===== Given material =====
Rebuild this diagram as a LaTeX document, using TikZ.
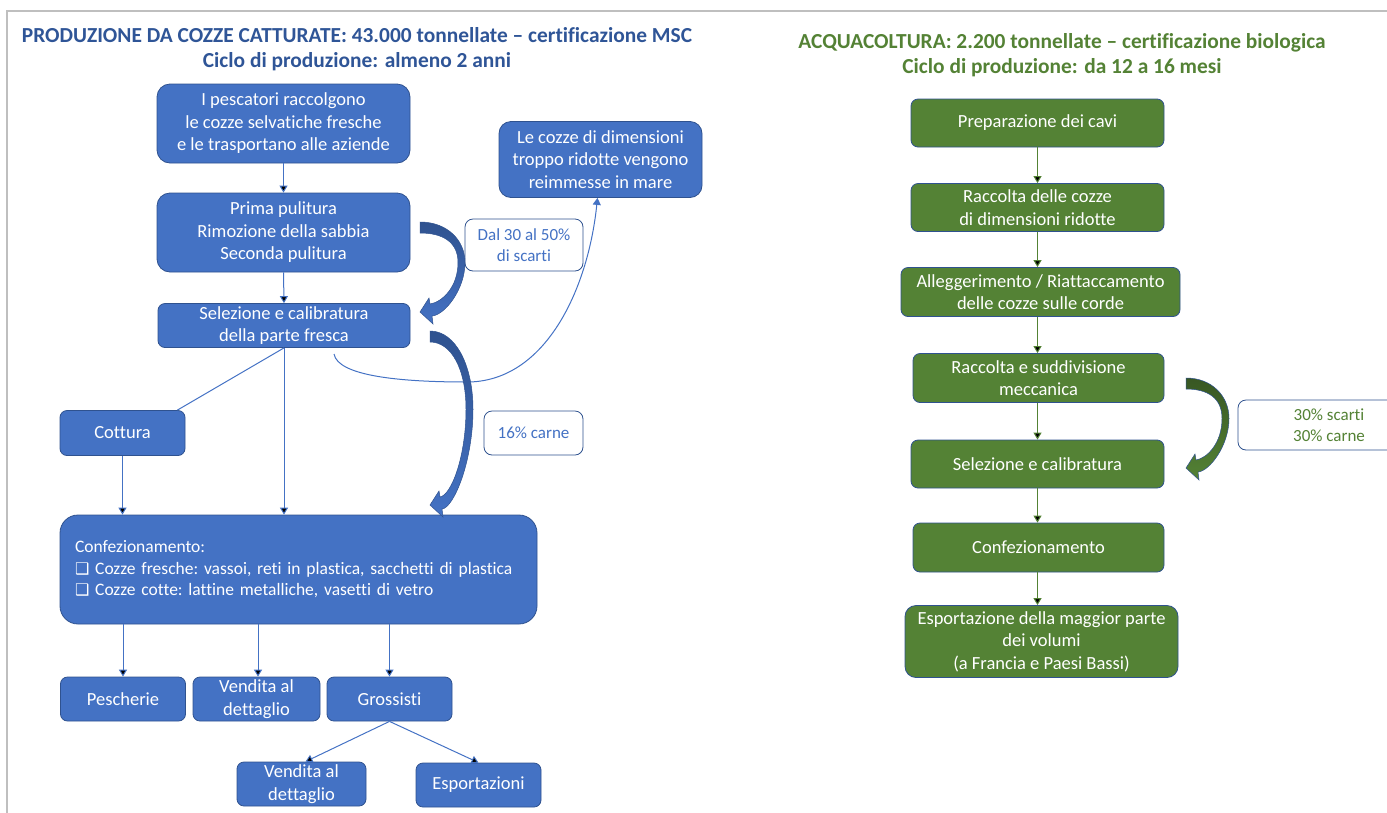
\documentclass[tikz,border=0pt]{standalone}
\usepackage{fontspec}
\setmainfont{Carlito}[Ligatures=NoCommon]
\newfontfamily\boxsym{DejaVu Sans}
\usetikzlibrary{arrows.meta}

\definecolor{boxblue}{HTML}{4472C4}
\definecolor{edgeblue}{HTML}{2F528F}
\definecolor{titleblue}{HTML}{2F5597}
\definecolor{boxgreen}{HTML}{548235}
\definecolor{darkgreen}{HTML}{385723}
\definecolor{framegray}{HTML}{BFBFBF}

% block arrow bent to the right: x, y of tail top, height, bulge, style
\newcommand{\bendarrow}[5]{%
  \path[#5] (#1,#2)
    .. controls ({#1+0.6*#4},#2) and ({#1+#4},{#2+0.2*#3}) .. ({#1+#4},{#2+0.45*#3})
    .. controls ({#1+#4},{#2+0.75*#3}) and ({#1+0.55*#4},{#2+#3+3}) .. ({#1+12},{#2+#3+4})
    -- ({#1+13},{#2+#3+12}) -- (#1,{#2+#3}) -- ({#1+9},{#2+#3-14}) -- ({#1+10},{#2+#3-8})
    .. controls ({#1+0.5*#4},{#2+#3-10}) and ({#1+#4-7},{#2+0.72*#3}) .. ({#1+#4-7},{#2+0.45*#3})
    .. controls ({#1+#4-7},{#2+0.22*#3}) and ({#1+0.5*#4},{#2+11}) .. (#1,{#2+11})
    -- cycle;}

\begin{document}
\begin{tikzpicture}[x=1pt, y=-1pt,
    >={Triangle[width=8pt,length=7pt]},
    every node/.style={font=\fontsize{18.5}{22.5}\selectfont\frenchspacing},
    bl/.style={draw=edgeblue, fill=boxblue, text=white, align=center, rounded corners=7pt, line width=0.8pt, inner sep=0pt},
    gr/.style={draw=edgeblue, fill=boxgreen, text=white, align=center, rounded corners=7pt, line width=0.8pt, inner sep=0pt},
    note/.style={draw=edgeblue, fill=white, align=center, rounded corners=8pt, line width=0.8pt, inner sep=0pt, font=\fontsize{17}{21}\selectfont},
    bluelink/.style={draw=boxblue, line width=1pt},
    greenlink/.style={draw=boxgreen, line width=1pt},
    bendblue/.style={top color=edgeblue, bottom color=boxblue, draw=edgeblue, line width=0.5pt},
    bendgreen/.style={top color=darkgreen, bottom color=boxgreen, draw=edgeblue, line width=0.5pt}]
\useasboundingbox (0,0) rectangle (1387,812);
\draw[framegray, line width=2pt] (7,815) -- (7,11) -- (1392,11);

% wild mussels
\node (t1) [text=titleblue, font=\bfseries\fontsize{21.4}{25}\selectfont, align=center] at (357,49) {PRODUZIONE DA COZZE CATTURATE: 43.000 tonnellate – certificazione MSC\\Ciclo di produzione: almeno 2 anni};
\node (pe) [bl, minimum width=253pt, minimum height=79pt, rounded corners=13pt] at (283.5,123.5) {I pescatori raccolgono\\le cozze selvatiche fresche\\e le trasportano alle aziende};
\node (pu) [bl, minimum width=253pt, minimum height=79pt, rounded corners=13pt] at (283.5,232.5) {Prima pulitura\\Rimozione della sabbia\\Seconda pulitura};
\node (sc) [bl, minimum width=252pt, minimum height=44pt] at (284,325.5) {Selezione e calibratura\\della parte fresca};
\node (re) [bl, minimum width=203pt, minimum height=76pt, rounded corners=12pt] at (600.5,159.5) {Le cozze di dimensioni\\troppo ridotte vengono\\reimmesse in mare};
\node (co) [bl, minimum width=125pt, minimum height=45pt] at (122.5,433) {Cottura};
\node (cf) [bl, minimum width=477pt, minimum height=109pt, rounded corners=18pt, text width=447pt, align=left, font=\fontsize{17.5}{21.5}\selectfont\frenchspacing] at (298.5,569.5) {Confezionamento:\\{\boxsym\fontsize{16}{16}\selectfont ❑} Cozze fresche: vassoi, reti in plastica, sacchetti di plastica\\{\boxsym\fontsize{16}{16}\selectfont ❑} Cozze cotte: lattine metalliche, vasetti di vetro};
\node (pz) [bl, minimum width=125pt, minimum height=44pt] at (123,699) {Pescherie};
\node (vd) [bl, minimum width=127pt, minimum height=44pt] at (256.5,699) {Vendita al\\dettaglio};
\node (gs) [bl, minimum width=125pt, minimum height=44pt] at (389.5,699) {Grossisti};
\node (v2) [bl, minimum width=129pt, minimum height=44pt] at (301.5,784) {Vendita al\\dettaglio};
\node (es) [bl, minimum width=125pt, minimum height=44pt] at (478.5,785) {Esportazioni};
\node (n1) [note, text=boxblue, minimum width=118pt, minimum height=52pt] at (524,245) {Dal 30 al 50\%\\di scarti};
\node (n2) [note, text=boxblue, minimum width=99pt, minimum height=44pt] at (533.5,433) {16\% carne};

\path[bluelink] (pe.south) edge [ -> ] (pu.north);
\path[bluelink] (pu.south) edge [ -> ] (sc.north);
\path[bluelink] (sc.south) edge ([xshift=-8pt]co.north east);
\path[bluelink] (sc.south) edge [ -> ] (sc.south |- cf.north);
\path[bluelink] (co.south) edge [ -> ] (co.south |- cf.north);
\path[bluelink] (pz.north |- cf.south) edge [ -> ] (pz.north);
\path[bluelink] ([xshift=1.5pt]vd.north |- cf.south) edge [ -> ] ([xshift=1.5pt]vd.north);
\path[bluelink] (gs.north |- cf.south) edge [ -> ] (gs.north);
\path[bluelink] (gs.south) edge [ -> ] ([xshift=4pt]v2.north);
\path[bluelink] (gs.south) edge [ -> ] (es.north);

\coordinate (sx) at (334,354);
\draw[bluelink, ->] (sx) .. controls (338,376) and (400,382) .. (467,382) .. controls (545,382) and (588,290) .. ([xshift=-3pt]re.south);

\bendarrow{420}{222}{90}{45}{bendblue}
\bendarrow{430}{331}{174}{43}{bendblue}

% aquaculture
\node (t2) [text=boxgreen, font=\bfseries\fontsize{21.4}{25}\selectfont, align=center] at (1062,55) {ACQUACOLTURA: 2.200 tonnellate – certificazione biologica\\Ciclo di produzione: da 12 a 16 mesi};
\node (g1) [gr, minimum width=253pt, minimum height=48pt] at (1037.5,123) {Preparazione dei cavi};
\node (g2) [gr, minimum width=253pt, minimum height=48pt] at (1037.5,207.5) {Raccolta delle cozze\\di dimensioni ridotte};
\node (g3) [gr, minimum width=279pt, minimum height=49pt] at (1040.5,292) {Alleggerimento / Riattaccamento\\delle cozze sulle corde};
\node (g4) [gr, minimum width=251pt, minimum height=49pt] at (1038.5,378) {Raccolta e suddivisione\\meccanica};
\node (g5) [gr, minimum width=253pt, minimum height=48pt] at (1037.5,464) {Selezione e calibratura};
\node (g6) [gr, minimum width=251pt, minimum height=49pt] at (1038.5,547.5) {Confezionamento};
\node (g7) [gr, minimum width=273pt, minimum height=72pt, rounded corners=11pt] at (1041.5,641.5) {Esportazione della maggior parte\\dei volumi\\(a Francia e Paesi Bassi)};
\node (n3) [note, text=boxgreen, minimum width=182pt, minimum height=50pt] at (1329,425) {30\% scarti\\30\% carne};

\path[greenlink] (g1.south) edge [ -> ] (g1.south |- g2.north);
\path[greenlink] (g2.south) edge [ -> ] (g1.south |- g3.north);
\path[greenlink] (g1.south |- g3.south) edge [ -> ] (g1.south |- g4.north);
\path[greenlink] (g1.south |- g4.south) edge [ -> ] (g1.south |- g5.north);
\path[greenlink] (g5.south) edge [ -> ] (g1.south |- g6.north);
\path[greenlink] (g1.south |- g6.south) edge [ -> ] (g1.south |- g7.north);

\bendarrow{1186}{378}{90}{43}{bendgreen}
\end{tikzpicture}
\end{document}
=====
Given exercise: From the first line above down to the line with "(7,11) -- (1392,11);", reproduce every line and no others, omitting pictures.

Result:
Rebuild this diagram as a LaTeX document, using TikZ.
\documentclass[tikz,border=0pt]{standalone}
\usepackage{fontspec}
\setmainfont{Carlito}[Ligatures=NoCommon]
\newfontfamily\boxsym{DejaVu Sans}
\usetikzlibrary{arrows.meta}

\definecolor{boxblue}{HTML}{4472C4}
\definecolor{edgeblue}{HTML}{2F528F}
\definecolor{titleblue}{HTML}{2F5597}
\definecolor{boxgreen}{HTML}{548235}
\definecolor{darkgreen}{HTML}{385723}
\definecolor{framegray}{HTML}{BFBFBF}

% block arrow bent to the right: x, y of tail top, height, bulge, style
\newcommand{\bendarrow}[5]{%
  \path[#5] (#1,#2)
    .. controls ({#1+0.6*#4},#2) and ({#1+#4},{#2+0.2*#3}) .. ({#1+#4},{#2+0.45*#3})
    .. controls ({#1+#4},{#2+0.75*#3}) and ({#1+0.55*#4},{#2+#3+3}) .. ({#1+12},{#2+#3+4})
    -- ({#1+13},{#2+#3+12}) -- (#1,{#2+#3}) -- ({#1+9},{#2+#3-14}) -- ({#1+10},{#2+#3-8})
    .. controls ({#1+0.5*#4},{#2+#3-10}) and ({#1+#4-7},{#2+0.72*#3}) .. ({#1+#4-7},{#2+0.45*#3})
    .. controls ({#1+#4-7},{#2+0.22*#3}) and ({#1+0.5*#4},{#2+11}) .. (#1,{#2+11})
    -- cycle;}

\begin{document}
\begin{tikzpicture}[x=1pt, y=-1pt,
    >={Triangle[width=8pt,length=7pt]},
    every node/.style={font=\fontsize{18.5}{22.5}\selectfont\frenchspacing},
    bl/.style={draw=edgeblue, fill=boxblue, text=white, align=center, rounded corners=7pt, line width=0.8pt, inner sep=0pt},
    gr/.style={draw=edgeblue, fill=boxgreen, text=white, align=center, rounded corners=7pt, line width=0.8pt, inner sep=0pt},
    note/.style={draw=edgeblue, fill=white, align=center, rounded corners=8pt, line width=0.8pt, inner sep=0pt, font=\fontsize{17}{21}\selectfont},
    bluelink/.style={draw=boxblue, line width=1pt},
    greenlink/.style={draw=boxgreen, line width=1pt},
    bendblue/.style={top color=edgeblue, bottom color=boxblue, draw=edgeblue, line width=0.5pt},
    bendgreen/.style={top color=darkgreen, bottom color=boxgreen, draw=edgeblue, line width=0.5pt}]
\useasboundingbox (0,0) rectangle (1387,812);
\draw[framegray, line width=2pt] (7,815) -- (7,11) -- (1392,11);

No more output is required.